Monthly Archives: April 2012

The Rain It Raineth Every Day

The river was higher than I’ve ever seen it today, after weeks of rain. And the legendary puddle near the Hertford Club was literally bigger than Windermere.

Look carefully – it is a puddle

The Old Barge sandbags (which have been propping up the bank for months) were completely submerged. But the resident ducks didn’t seem too bothered about their patio being flooded.
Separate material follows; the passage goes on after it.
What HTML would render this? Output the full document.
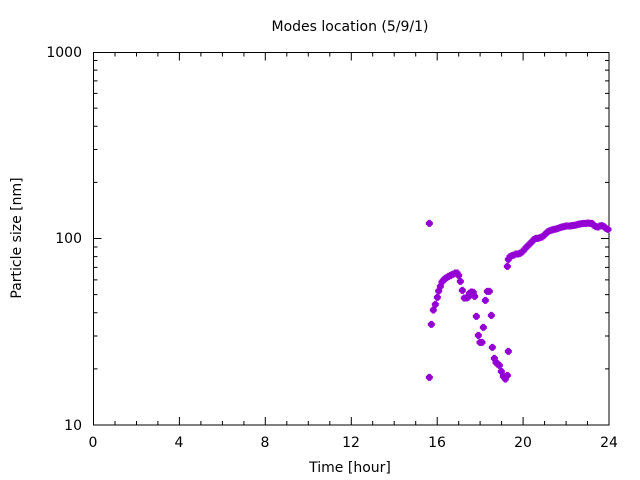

And the weir was just weir…d. Rapids? In Hertford?

That’ll Be Nice For You

For various reasons, I have to go to Wales and Ireland at the weekend.
‘That’ll be nice for you,’ said a neighbour. ‘A nice break.’
Why? Why? Why do people say that???
Wherever I go, for whatever reason, people tell me it will be a nice break. Does it happen to war reporters I wonder?
‘Morning Mrs Perkins. I’m off to Afghanistan and Somalia next week.’
‘Oh. That’ll be a lovely break for you.’
And another thing – whenever I get home late from some trip, people tell me how I am.
‘Oh, you’ll be tired and hungry,’ they tell me. No. Not so. I eat and I sleep while travelling, so I’m usually neither.
Now go to my next posting. That’ll be nice for you. Then have a snack and a snooze, as you’ll be tired and hungry.

Gaston J Feeblebunny

Admiral The Hon Sir Reginald Aylmer Ranfurly Plunkett-Ernle-Erle-Drax
After my witterings about silly names in TV credits, a big thank you to Ant for sending me some utterly preposterous ones.
‘Back in the seventies,’ he writes, ‘we were reduced to gibbering ninnies each Saturday morning, by Richard Boston’s Guardian column. For several weeks he featured Strange Names of Real People.’
Here are a few of them which made Boll and me chortle –
Admiral The Hon Sir Reginald Aylmer Ranfurly Plunkett-Ernle-Erle-Drax (known among his civil servants as ‘Admiral Acronym’)
Aristotle Tottle (described as a ‘timid, feeble pyrate’ from Falmouth)
Lord Salmon of Sandwich (Master of the Rolls)
Charles Adolphe Faux-Pas Bidet (who expelled Trotsky from France in 1916)
Baroness Gaby von Bagge of Boo
Bunyon Snipes Womble
Humperdink Fangboner
Freelove Outhouse
Halloween Buggage
Luscious Pea
Katz Meow
Miss Pensive Cocke
Supply Clapp Thwing
Volume Dingle
Sir WC Dampier-Whetham
Inspired by Ant’s list, I uncovered a few more randomly peculiar names –
Admiral Sir Cloudsley Shovel
Bambina Broccoli
Fifi FuFu
A Moron (Commissioner of Education in The Virgin Islands)
Aphrodite Chuckass
Lettice Goedebed
Lavender Sidebottom
Taffy Sidebottom Ball
Leafy Beagle
Sibyl Bibble
Wincenty Bonk
Vital Bourgeois
Woolloomooloo Cleaves
Adeline Dingledine
Mossie Husbands (Mrs)
Evangelist Polite
Gaston J Feeblebunny

Six Degrees – One Direction

One Direction
I’ve realised I’m virtually a member of the boyband du jour – One Direction.
They were formed by Nicole Scherzinger, on/off partner of Lewis Hamilton, who lives in Tewin near Hertford, which is where my accountant lives.
I hope you’re impressed.

Six Degrees – Steven Spielberg

Steven Spielberg

I’ve just realised I’m practically related to Steven Spielberg.
For a start, I know a sibling of the star of one of Spielberg’s films.
My next door neighbour S provided the sand for Saving Private Ryan. Spielberg was very particular about the colour.
Then, last week, I was in a cafe in London W1 (Great Titchfield Street, to be precise) sitting, by chance, right next to three people who appeared to work with him and were going on about him. They seemed to think he was very good, but he only made brief appearances in their office, which they referred to as ‘Spielberg Drive-bys’. I’ve no idea who they were.

Soooo Cute

Yes. Only Bolly could do it. Fall asleep with her tongue out. What next?